Set exercise: In the entries below, print exactly the lines from the first through the one with "FRAME_H = 387", both included, and none of the pictures.

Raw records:
--- --- ---

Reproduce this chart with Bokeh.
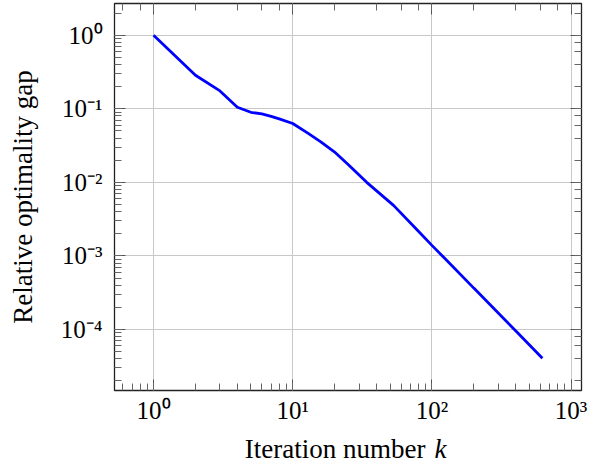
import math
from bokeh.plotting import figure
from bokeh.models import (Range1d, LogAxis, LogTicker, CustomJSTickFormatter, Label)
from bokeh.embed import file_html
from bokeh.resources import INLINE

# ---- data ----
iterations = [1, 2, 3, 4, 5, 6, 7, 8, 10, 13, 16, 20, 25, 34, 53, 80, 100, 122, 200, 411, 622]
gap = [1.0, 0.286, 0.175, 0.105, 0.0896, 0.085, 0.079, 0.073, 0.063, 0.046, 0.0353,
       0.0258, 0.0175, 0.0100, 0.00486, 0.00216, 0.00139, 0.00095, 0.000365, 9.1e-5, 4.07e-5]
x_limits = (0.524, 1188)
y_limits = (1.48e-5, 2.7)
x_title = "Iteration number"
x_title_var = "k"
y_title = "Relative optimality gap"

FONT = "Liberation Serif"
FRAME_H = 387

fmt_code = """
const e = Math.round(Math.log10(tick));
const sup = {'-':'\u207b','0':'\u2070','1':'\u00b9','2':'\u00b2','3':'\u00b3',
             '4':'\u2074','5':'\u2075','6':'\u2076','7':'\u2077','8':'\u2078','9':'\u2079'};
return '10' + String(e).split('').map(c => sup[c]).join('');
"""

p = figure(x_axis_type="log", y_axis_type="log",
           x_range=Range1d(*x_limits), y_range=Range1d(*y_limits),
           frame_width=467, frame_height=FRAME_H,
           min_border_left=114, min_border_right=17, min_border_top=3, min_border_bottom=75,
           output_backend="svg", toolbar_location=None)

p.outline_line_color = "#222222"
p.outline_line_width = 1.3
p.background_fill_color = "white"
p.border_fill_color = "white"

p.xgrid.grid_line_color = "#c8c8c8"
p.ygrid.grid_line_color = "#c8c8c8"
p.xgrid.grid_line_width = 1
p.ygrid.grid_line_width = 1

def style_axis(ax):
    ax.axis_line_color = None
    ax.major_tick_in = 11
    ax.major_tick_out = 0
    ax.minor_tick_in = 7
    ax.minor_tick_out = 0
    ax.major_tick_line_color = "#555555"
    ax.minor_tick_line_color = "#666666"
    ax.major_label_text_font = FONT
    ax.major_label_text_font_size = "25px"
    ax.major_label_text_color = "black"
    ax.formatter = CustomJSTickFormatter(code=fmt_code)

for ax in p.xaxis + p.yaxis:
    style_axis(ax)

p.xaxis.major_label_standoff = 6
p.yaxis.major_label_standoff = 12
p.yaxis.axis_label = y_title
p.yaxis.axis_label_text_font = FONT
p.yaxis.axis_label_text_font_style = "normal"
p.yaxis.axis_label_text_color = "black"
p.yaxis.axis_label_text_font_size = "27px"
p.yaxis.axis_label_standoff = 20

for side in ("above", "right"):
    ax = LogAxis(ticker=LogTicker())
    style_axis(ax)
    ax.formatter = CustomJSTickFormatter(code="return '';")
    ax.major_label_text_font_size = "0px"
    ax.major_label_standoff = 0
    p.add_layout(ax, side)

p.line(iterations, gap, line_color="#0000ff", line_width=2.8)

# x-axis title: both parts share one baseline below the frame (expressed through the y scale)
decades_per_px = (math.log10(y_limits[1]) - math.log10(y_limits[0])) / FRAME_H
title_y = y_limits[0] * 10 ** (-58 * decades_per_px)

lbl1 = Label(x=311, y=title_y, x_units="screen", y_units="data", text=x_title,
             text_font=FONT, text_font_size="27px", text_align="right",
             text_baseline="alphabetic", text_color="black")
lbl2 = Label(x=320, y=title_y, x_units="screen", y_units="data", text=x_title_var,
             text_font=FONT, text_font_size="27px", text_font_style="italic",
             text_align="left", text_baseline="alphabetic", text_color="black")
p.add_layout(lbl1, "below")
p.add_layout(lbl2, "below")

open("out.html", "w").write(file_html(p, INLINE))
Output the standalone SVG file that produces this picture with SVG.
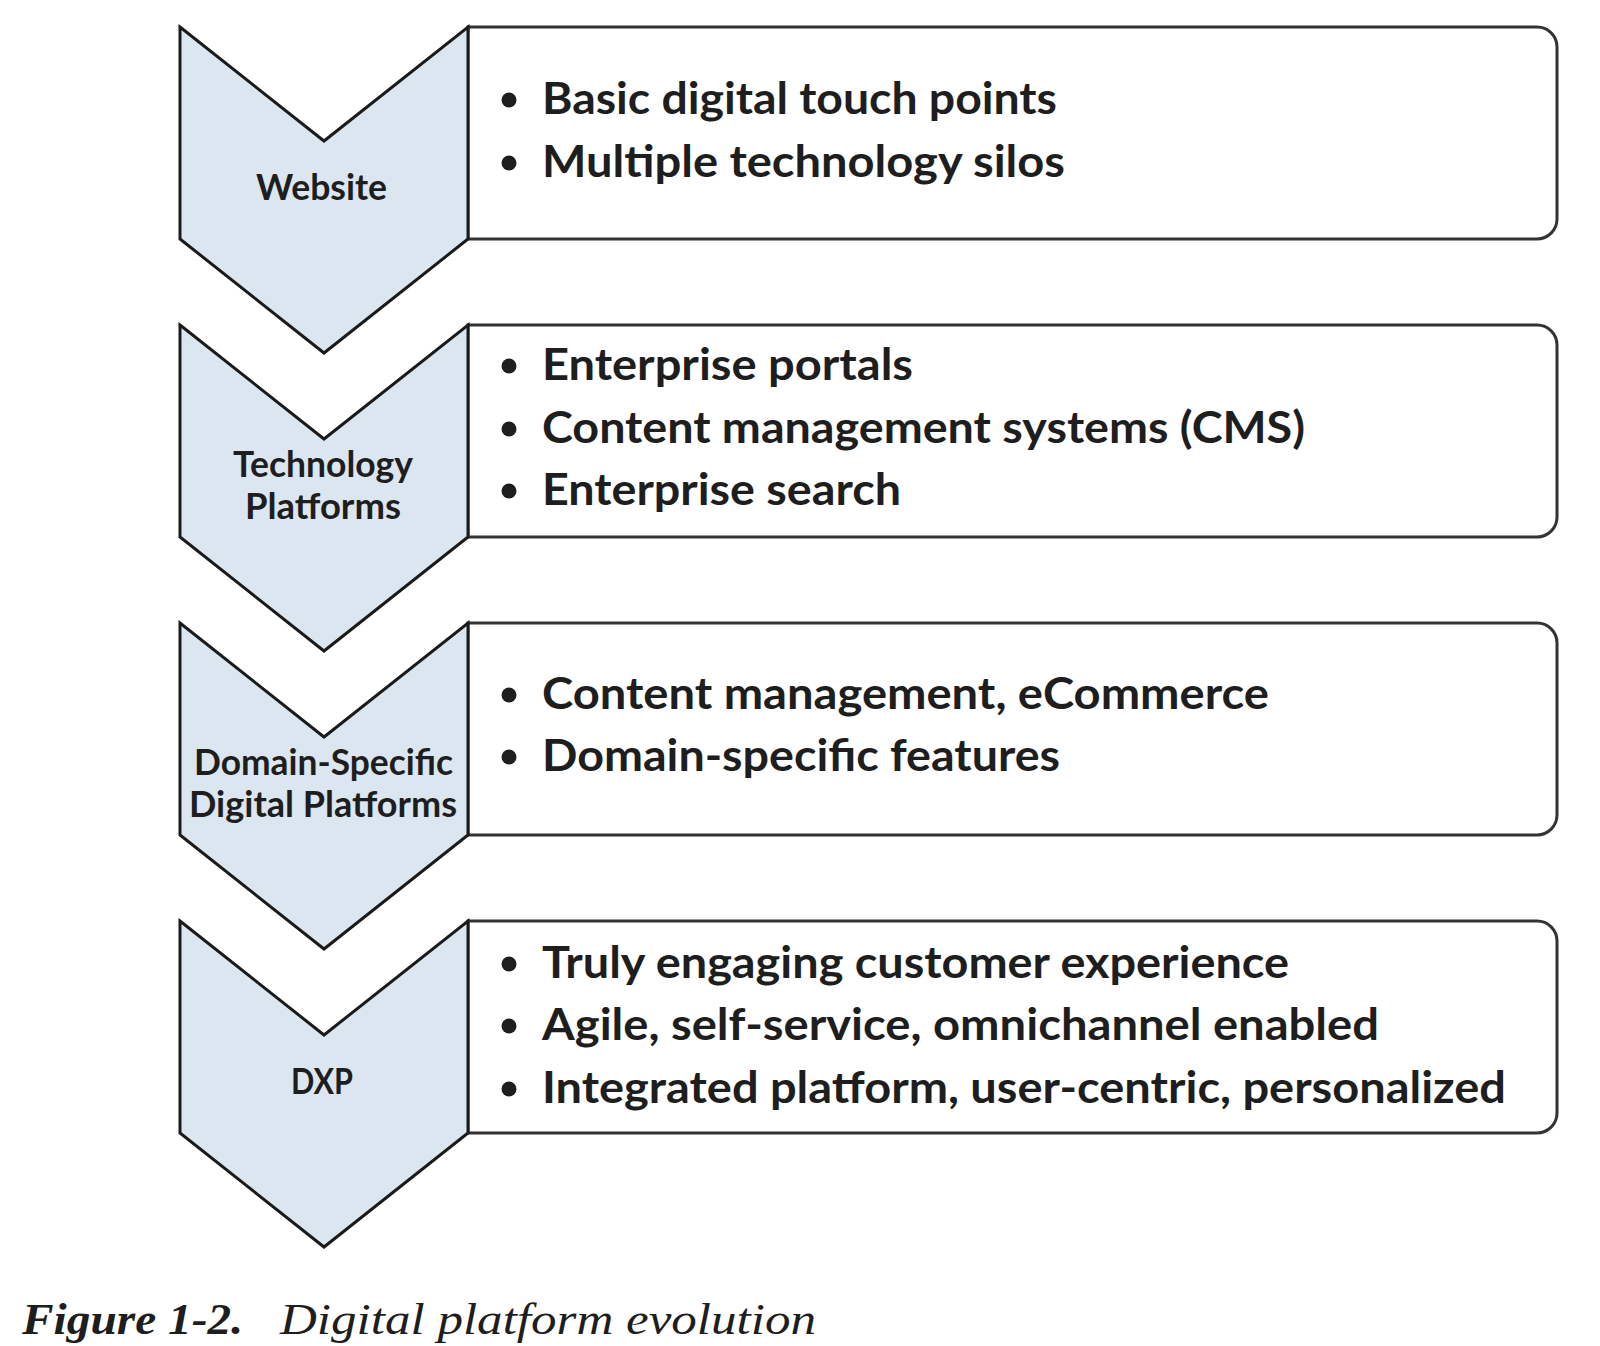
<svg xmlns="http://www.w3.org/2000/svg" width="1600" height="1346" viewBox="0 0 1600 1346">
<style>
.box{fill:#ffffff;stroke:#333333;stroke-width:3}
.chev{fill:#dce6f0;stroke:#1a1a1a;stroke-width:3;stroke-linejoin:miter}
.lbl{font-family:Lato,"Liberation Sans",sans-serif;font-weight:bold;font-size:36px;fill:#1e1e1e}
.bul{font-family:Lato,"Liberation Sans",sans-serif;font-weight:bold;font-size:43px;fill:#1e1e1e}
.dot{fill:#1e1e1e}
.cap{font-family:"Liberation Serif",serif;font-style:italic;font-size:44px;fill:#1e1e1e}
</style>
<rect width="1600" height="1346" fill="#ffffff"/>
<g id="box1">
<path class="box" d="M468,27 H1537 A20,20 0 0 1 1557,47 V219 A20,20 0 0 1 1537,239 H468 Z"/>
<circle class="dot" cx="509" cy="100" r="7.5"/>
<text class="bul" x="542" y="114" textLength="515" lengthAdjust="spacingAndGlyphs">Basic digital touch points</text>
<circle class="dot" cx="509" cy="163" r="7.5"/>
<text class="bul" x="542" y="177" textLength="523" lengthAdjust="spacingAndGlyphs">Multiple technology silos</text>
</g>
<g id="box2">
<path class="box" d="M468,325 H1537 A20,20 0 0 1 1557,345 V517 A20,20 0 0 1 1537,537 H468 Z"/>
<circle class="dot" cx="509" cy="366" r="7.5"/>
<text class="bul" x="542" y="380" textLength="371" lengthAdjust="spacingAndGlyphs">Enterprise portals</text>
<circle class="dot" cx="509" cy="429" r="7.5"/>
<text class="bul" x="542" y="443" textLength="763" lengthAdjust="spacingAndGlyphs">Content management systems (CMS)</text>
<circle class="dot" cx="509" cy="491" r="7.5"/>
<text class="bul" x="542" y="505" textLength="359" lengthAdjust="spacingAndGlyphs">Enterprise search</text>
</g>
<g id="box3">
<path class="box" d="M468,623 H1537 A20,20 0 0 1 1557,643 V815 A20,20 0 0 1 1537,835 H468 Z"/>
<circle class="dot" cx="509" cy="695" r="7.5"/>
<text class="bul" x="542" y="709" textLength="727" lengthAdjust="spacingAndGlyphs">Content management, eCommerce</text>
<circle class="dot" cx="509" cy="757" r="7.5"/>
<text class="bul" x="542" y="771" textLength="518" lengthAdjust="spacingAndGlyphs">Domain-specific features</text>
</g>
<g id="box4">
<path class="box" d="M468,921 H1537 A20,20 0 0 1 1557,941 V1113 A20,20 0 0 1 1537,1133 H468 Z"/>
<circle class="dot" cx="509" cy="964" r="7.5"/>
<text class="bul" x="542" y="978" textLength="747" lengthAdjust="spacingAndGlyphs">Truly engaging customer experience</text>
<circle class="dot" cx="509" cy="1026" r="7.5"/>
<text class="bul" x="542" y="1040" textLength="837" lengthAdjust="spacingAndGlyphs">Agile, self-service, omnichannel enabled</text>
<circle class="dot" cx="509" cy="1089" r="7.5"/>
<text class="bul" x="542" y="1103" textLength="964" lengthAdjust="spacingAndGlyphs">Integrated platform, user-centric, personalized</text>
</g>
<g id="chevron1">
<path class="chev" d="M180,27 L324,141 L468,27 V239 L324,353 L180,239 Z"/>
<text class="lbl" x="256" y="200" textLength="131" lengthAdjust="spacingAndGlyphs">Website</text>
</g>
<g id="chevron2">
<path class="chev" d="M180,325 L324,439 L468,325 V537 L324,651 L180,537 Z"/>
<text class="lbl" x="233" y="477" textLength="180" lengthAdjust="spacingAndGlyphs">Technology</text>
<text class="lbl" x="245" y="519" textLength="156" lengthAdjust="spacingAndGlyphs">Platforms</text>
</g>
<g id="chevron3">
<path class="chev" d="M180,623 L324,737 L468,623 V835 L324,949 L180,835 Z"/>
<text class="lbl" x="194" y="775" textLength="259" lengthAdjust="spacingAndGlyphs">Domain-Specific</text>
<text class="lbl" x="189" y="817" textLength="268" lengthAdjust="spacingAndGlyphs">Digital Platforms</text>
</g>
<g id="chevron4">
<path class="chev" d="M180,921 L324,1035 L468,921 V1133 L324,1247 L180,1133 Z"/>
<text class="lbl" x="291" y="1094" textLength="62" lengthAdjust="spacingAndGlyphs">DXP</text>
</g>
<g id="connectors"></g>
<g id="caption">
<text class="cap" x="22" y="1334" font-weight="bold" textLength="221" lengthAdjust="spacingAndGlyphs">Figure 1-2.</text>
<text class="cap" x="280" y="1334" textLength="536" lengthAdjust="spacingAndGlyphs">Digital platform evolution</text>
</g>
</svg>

--- --- ---

Output of the exercise:
Reproduce this chart with Bokeh.
import math
from bokeh.plotting import figure
from bokeh.models import (Range1d, LogAxis, LogTicker, CustomJSTickFormatter, Label)
from bokeh.embed import file_html
from bokeh.resources import INLINE

# ---- data ----
iterations = [1, 2, 3, 4, 5, 6, 7, 8, 10, 13, 16, 20, 25, 34, 53, 80, 100, 122, 200, 411, 622]
gap = [1.0, 0.286, 0.175, 0.105, 0.0896, 0.085, 0.079, 0.073, 0.063, 0.046, 0.0353,
       0.0258, 0.0175, 0.0100, 0.00486, 0.00216, 0.00139, 0.00095, 0.000365, 9.1e-5, 4.07e-5]
x_limits = (0.524, 1188)
y_limits = (1.48e-5, 2.7)
x_title = "Iteration number"
x_title_var = "k"
y_title = "Relative optimality gap"

FONT = "Liberation Serif"
FRAME_H = 387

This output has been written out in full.